» Do this:
Copy the lines below as they are; omit the images they contain.

» Given data:

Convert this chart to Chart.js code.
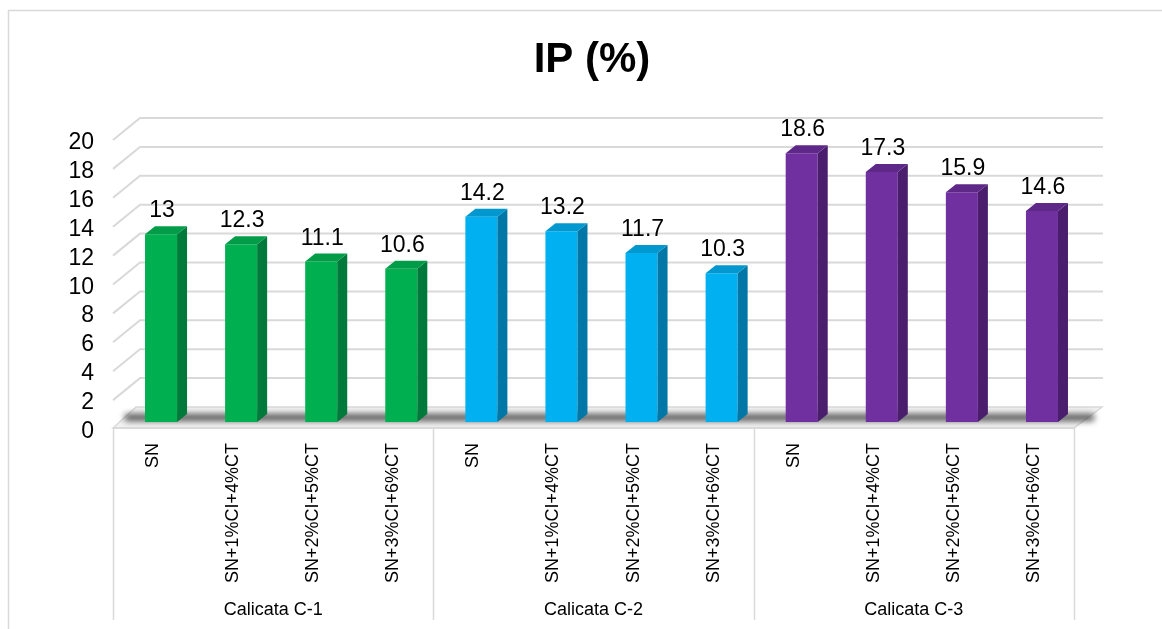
<!DOCTYPE html>
<html>
<head>
<meta charset="utf-8">
<title>IP (%)</title>
<script src="https://cdn.jsdelivr.net/npm/chart.js"></script>
<style>
  body { margin: 0; background: #fff; }
  #wrap { position: relative; width: 1162px; height: 629px; overflow: hidden; }
</style>
</head>
<body>
<div id="wrap"><canvas id="ipChart" width="1162" height="629"></canvas></div>
<script>
// data
const groups = ["Calicata C-1", "Calicata C-2", "Calicata C-3"];
const treatments = ["SN", "SN+1%CI+4%CT", "SN+2%CI+5%CT", "SN+3%CI+6%CT"];
const calicataC1 = [13, 12.3, 11.1, 10.6];
const calicataC2 = [14.2, 13.2, 11.7, 10.3];
const calicataC3 = [18.6, 17.3, 15.9, 14.6];
const yTicks = [0, 2, 4, 6, 8, 10, 12, 14, 16, 18, 20];

const FONT = '"Liberation Sans", Arial, sans-serif';
const frontColors = ["#00B050", "#00B0F0", "#7030A0"];
const sideColors = ["#007A3A", "#0077A6", "#4A1E6C"];
const topColors = ["#009C47", "#0098CF", "#5E2889"];
const GRID = "#d9d9d9";

const labels = [];
const values = [];
const groupIdx = [];
[calicataC1, calicataC2, calicataC3].forEach((serie, g) => {
  serie.forEach((v, i) => {
    labels.push(treatments[i]);
    values.push(v);
    groupIdx.push(g);
  });
});

const deco = {
  id: "deco",
  beforeDatasetsDraw(chart) {
    const ctx = chart.ctx;
    const xs = chart.scales.x;
    const ys = chart.scales.y;
    const left = xs.left - 8;       // front left of the floor / label box
    const right = xs.right - 8;
    const catW = (xs.right - xs.left) / labels.length;
    const base = ys.getPixelForValue(0);

    ctx.save();
    // outer frame
    ctx.strokeStyle = GRID;
    ctx.lineWidth = 1.5;
    ctx.beginPath();
    ctx.moveTo(8.5, 629);
    ctx.lineTo(8.5, 10.5);
    ctx.lineTo(1162, 10.5);
    ctx.stroke();

    // title
    ctx.fillStyle = "#000";
    ctx.font = "bold 42px " + FONT;
    ctx.textAlign = "center";
    ctx.textBaseline = "alphabetic";
    ctx.fillText("IP (%)", 592, 72);

    // floor
    ctx.beginPath();
    ctx.moveTo(left, base + 6);
    ctx.lineTo(left + 23, base - 15);
    ctx.lineTo(right + 28, base - 15);
    ctx.lineTo(right, base + 6);
    ctx.closePath();
    ctx.fillStyle = "#f2f2f2";
    ctx.fill();
    ctx.lineWidth = 1.5;
    ctx.strokeStyle = GRID;
    ctx.stroke();

    // shadow on the floor
    ctx.save();
    ctx.filter = "blur(3px)";
    ctx.fillStyle = "rgba(55,55,55,0.85)";
    ctx.fillRect(left + 12, base - 8, right - left + 8, 7);
    ctx.restore();

    // grid lines on the side and back wall
    ctx.strokeStyle = GRID;
    ctx.lineWidth = 2;
    yTicks.forEach(v => {
      if (v === 0) return;
      const y = ys.getPixelForValue(v);
      ctx.beginPath();
      ctx.moveTo(left, y + 7);
      ctx.lineTo(left + 27, y - 15);
      ctx.lineTo(right + 29, y - 15);
      ctx.stroke();
    });

    // y tick labels
    ctx.fillStyle = "#000";
    ctx.font = "23px " + FONT;
    ctx.textAlign = "right";
    yTicks.forEach(v => {
      ctx.fillText(String(v), 94, ys.getPixelForValue(v) + 16);
    });

    // category label box
    const boxTop = base + 6;
    const boxBottom = 620;
    ctx.strokeStyle = GRID;
    ctx.lineWidth = 1.5;
    ctx.beginPath();
    ctx.moveTo(left, boxTop);
    ctx.lineTo(right, boxTop);
    for (let g = 0; g <= groups.length; g++) {
      const x = Math.round(left + g * treatments.length * catW) + 0.5;
      ctx.moveTo(x, boxTop);
      ctx.lineTo(x, boxBottom);
    }
    ctx.stroke();

    // rotated category labels
    ctx.fillStyle = "#000";
    ctx.font = "18px " + FONT;
    labels.forEach((lab, i) => {
      const cx = xs.getPixelForValue(i) - 8;
      ctx.save();
      ctx.translate(cx, boxTop + 15);
      ctx.rotate(-Math.PI / 2);
      ctx.textAlign = "right";
      ctx.textBaseline = "middle";
      ctx.fillText(lab, 0, 0);
      ctx.restore();
    });

    // group labels
    ctx.textAlign = "center";
    ctx.textBaseline = "alphabetic";
    groups.forEach((gName, g) => {
      const cx = left + (g + 0.5) * treatments.length * catW;
      ctx.fillText(gName, cx, 615);
    });
    ctx.restore();
  },
  afterDatasetsDraw(chart) {
    const ctx = chart.ctx;
    const meta = chart.getDatasetMeta(0);
    const DX = 10, DY = 8;
    ctx.save();
    meta.data.forEach((bar, i) => {
      const g = groupIdx[i];
      const x0 = bar.x - bar.width / 2;
      const x1 = bar.x + bar.width / 2;
      // side face
      ctx.beginPath();
      ctx.moveTo(x1, bar.y);
      ctx.lineTo(x1 + DX, bar.y - DY);
      ctx.lineTo(x1 + DX, bar.base - DY);
      ctx.lineTo(x1, bar.base);
      ctx.closePath();
      ctx.fillStyle = sideColors[g];
      ctx.fill();
      // top face
      ctx.beginPath();
      ctx.moveTo(x0, bar.y);
      ctx.lineTo(x0 + DX, bar.y - DY);
      ctx.lineTo(x1 + DX, bar.y - DY);
      ctx.lineTo(x1, bar.y);
      ctx.closePath();
      ctx.fillStyle = topColors[g];
      ctx.fill();
      // value label
      ctx.fillStyle = "#000";
      ctx.font = "23px " + FONT;
      ctx.textAlign = "center";
      ctx.textBaseline = "alphabetic";
      ctx.fillText(String(values[i]), bar.x + 1, bar.y - 17);
    });
    ctx.restore();
  }
};

new Chart(document.getElementById("ipChart"), {
  type: "bar",
  data: {
    labels: labels,
    datasets: [{
      label: "IP (%)",
      data: values,
      backgroundColor: groupIdx.map(g => frontColors[g]),
      borderWidth: 0,
      barPercentage: 0.4,
      categoryPercentage: 1.0
    }]
  },
  options: {
    responsive: false,
    animation: false,
    layout: { padding: { left: 121, right: 80, top: 133, bottom: 207 } },
    scales: {
      x: { display: false },
      y: { display: false, min: 0, max: 20 }
    },
    plugins: {
      legend: { display: false },
      tooltip: { enabled: false },
      title: { display: false }
    }
  },
  plugins: [deco]
});
</script>
</body>
</html>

» The reply:
Convert this chart to Chart.js code.
<!DOCTYPE html>
<html>
<head>
<meta charset="utf-8">
<title>IP (%)</title>
<script src="https://cdn.jsdelivr.net/npm/chart.js"></script>
<style>
  body { margin: 0; background: #fff; }
  #wrap { position: relative; width: 1162px; height: 629px; overflow: hidden; }
</style>
</head>
<body>
<div id="wrap"><canvas id="ipChart" width="1162" height="629"></canvas></div>
<script>
// data
const groups = ["Calicata C-1", "Calicata C-2", "Calicata C-3"];
const treatments = ["SN", "SN+1%CI+4%CT", "SN+2%CI+5%CT", "SN+3%CI+6%CT"];
const calicataC1 = [13, 12.3, 11.1, 10.6];
const calicataC2 = [14.2, 13.2, 11.7, 10.3];
const calicataC3 = [18.6, 17.3, 15.9, 14.6];
const yTicks = [0, 2, 4, 6, 8, 10, 12, 14, 16, 18, 20];

const FONT = '"Liberation Sans", Arial, sans-serif';
const frontColors = ["#00B050", "#00B0F0", "#7030A0"];
const sideColors = ["#007A3A", "#0077A6", "#4A1E6C"];
const topColors = ["#009C47", "#0098CF", "#5E2889"];
const GRID = "#d9d9d9";

const labels = [];
const values = [];
const groupIdx = [];
[calicataC1, calicataC2, calicataC3].forEach((serie, g) => {
  serie.forEach((v, i) => {
    labels.push(treatments[i]);
    values.push(v);
    groupIdx.push(g);
  });
});

const deco = {
  id: "deco",
  beforeDatasetsDraw(chart) {
    const ctx = chart.ctx;
    const xs = chart.scales.x;
    const ys = chart.scales.y;
    const left = xs.left - 8;       // front left of the floor / label box
    const right = xs.right - 8;
    const catW = (xs.right - xs.left) / labels.length;
    const base = ys.getPixelForValue(0);

    ctx.save();
    // outer frame
    ctx.strokeStyle = GRID;
    ctx.lineWidth = 1.5;
    ctx.beginPath();
    ctx.moveTo(8.5, 629);
    ctx.lineTo(8.5, 10.5);
    ctx.lineTo(1162, 10.5);
    ctx.stroke();

    // title
    ctx.fillStyle = "#000";
    ctx.font = "bold 42px " + FONT;
    ctx.textAlign = "center";
    ctx.textBaseline = "alphabetic";
    ctx.fillText("IP (%)", 592, 72);

    // floor
    ctx.beginPath();
    ctx.moveTo(left, base + 6);
    ctx.lineTo(left + 23, base - 15);
    ctx.lineTo(right + 28, base - 15);
    ctx.lineTo(right, base + 6);
    ctx.closePath();
    ctx.fillStyle = "#f2f2f2";
    ctx.fill();
    ctx.lineWidth = 1.5;
    ctx.strokeStyle = GRID;
    ctx.stroke();

    // shadow on the floor
    ctx.save();
    ctx.filter = "blur(3px)";
    ctx.fillStyle = "rgba(55,55,55,0.85)";
    ctx.fillRect(left + 12, base - 8, right - left + 8, 7);
    ctx.restore();

    // grid lines on the side and back wall
    ctx.strokeStyle = GRID;
    ctx.lineWidth = 2;
    yTicks.forEach(v => {
      if (v === 0) return;
      const y = ys.getPixelForValue(v);
      ctx.beginPath();
      ctx.moveTo(left, y + 7);
      ctx.lineTo(left + 27, y - 15);
      ctx.lineTo(right + 29, y - 15);
      ctx.stroke();
    });

    // y tick labels
    ctx.fillStyle = "#000";
    ctx.font = "23px " + FONT;
    ctx.textAlign = "right";
    yTicks.forEach(v => {
      ctx.fillText(String(v), 94, ys.getPixelForValue(v) + 16);
    });

    // category label box
    const boxTop = base + 6;
    const boxBottom = 620;
    ctx.strokeStyle = GRID;
    ctx.lineWidth = 1.5;
    ctx.beginPath();
    ctx.moveTo(left, boxTop);
    ctx.lineTo(right, boxTop);
    for (let g = 0; g <= groups.length; g++) {
      const x = Math.round(left + g * treatments.length * catW) + 0.5;
      ctx.moveTo(x, boxTop);
      ctx.lineTo(x, boxBottom);
    }
    ctx.stroke();

    // rotated category labels
    ctx.fillStyle = "#000";
    ctx.font = "18px " + FONT;
    labels.forEach((lab, i) => {
      const cx = xs.getPixelForValue(i) - 8;
      ctx.save();
      ctx.translate(cx, boxTop + 15);
      ctx.rotate(-Math.PI / 2);
      ctx.textAlign = "right";
      ctx.textBaseline = "middle";
      ctx.fillText(lab, 0, 0);
      ctx.restore();
    });

    // group labels
    ctx.textAlign = "center";
    ctx.textBaseline = "alphabetic";
    groups.forEach((gName, g) => {
      const cx = left + (g + 0.5) * treatments.length * catW;
      ctx.fillText(gName, cx, 615);
    });
    ctx.restore();
  },
  afterDatasetsDraw(chart) {
    const ctx = chart.ctx;
    const meta = chart.getDatasetMeta(0);
    const DX = 10, DY = 8;
    ctx.save();
    meta.data.forEach((bar, i) => {
      const g = groupIdx[i];
      const x0 = bar.x - bar.width / 2;
      const x1 = bar.x + bar.width / 2;
      // side face
      ctx.beginPath();
      ctx.moveTo(x1, bar.y);
      ctx.lineTo(x1 + DX, bar.y - DY);
      ctx.lineTo(x1 + DX, bar.base - DY);
      ctx.lineTo(x1, bar.base);
      ctx.closePath();
      ctx.fillStyle = sideColors[g];
      ctx.fill();
      // top face
      ctx.beginPath();
      ctx.moveTo(x0, bar.y);
      ctx.lineTo(x0 + DX, bar.y - DY);
      ctx.lineTo(x1 + DX, bar.y - DY);
      ctx.lineTo(x1, bar.y);
      ctx.closePath();
      ctx.fillStyle = topColors[g];
      ctx.fill();
      // value label
      ctx.fillStyle = "#000";
      ctx.font = "23px " + FONT;
      ctx.textAlign = "center";
      ctx.textBaseline = "alphabetic";
      ctx.fillText(String(values[i]), bar.x + 1, bar.y - 17);
    });
    ctx.restore();
  }
};

new Chart(document.getElementById("ipChart"), {
  type: "bar",
  data: {
    labels: labels,
    datasets: [{
      label: "IP (%)",
      data: values,
      backgroundColor: groupIdx.map(g => frontColors[g]),
      borderWidth: 0,
      barPercentage: 0.4,
      categoryPercentage: 1.0
    }]
  },
  options: {
    responsive: false,
    animation: false,
    layout: { padding: { left: 121, right: 80, top: 133, bottom: 207 } },
    scales: {
      x: { display: false },
      y: { display: false, min: 0, max: 20 }
    },
    plugins: {
      legend: { display: false },
      tooltip: { enabled: false },
      title: { display: false }
    }
  },
  plugins: [deco]
});
</script>
</body>
</html>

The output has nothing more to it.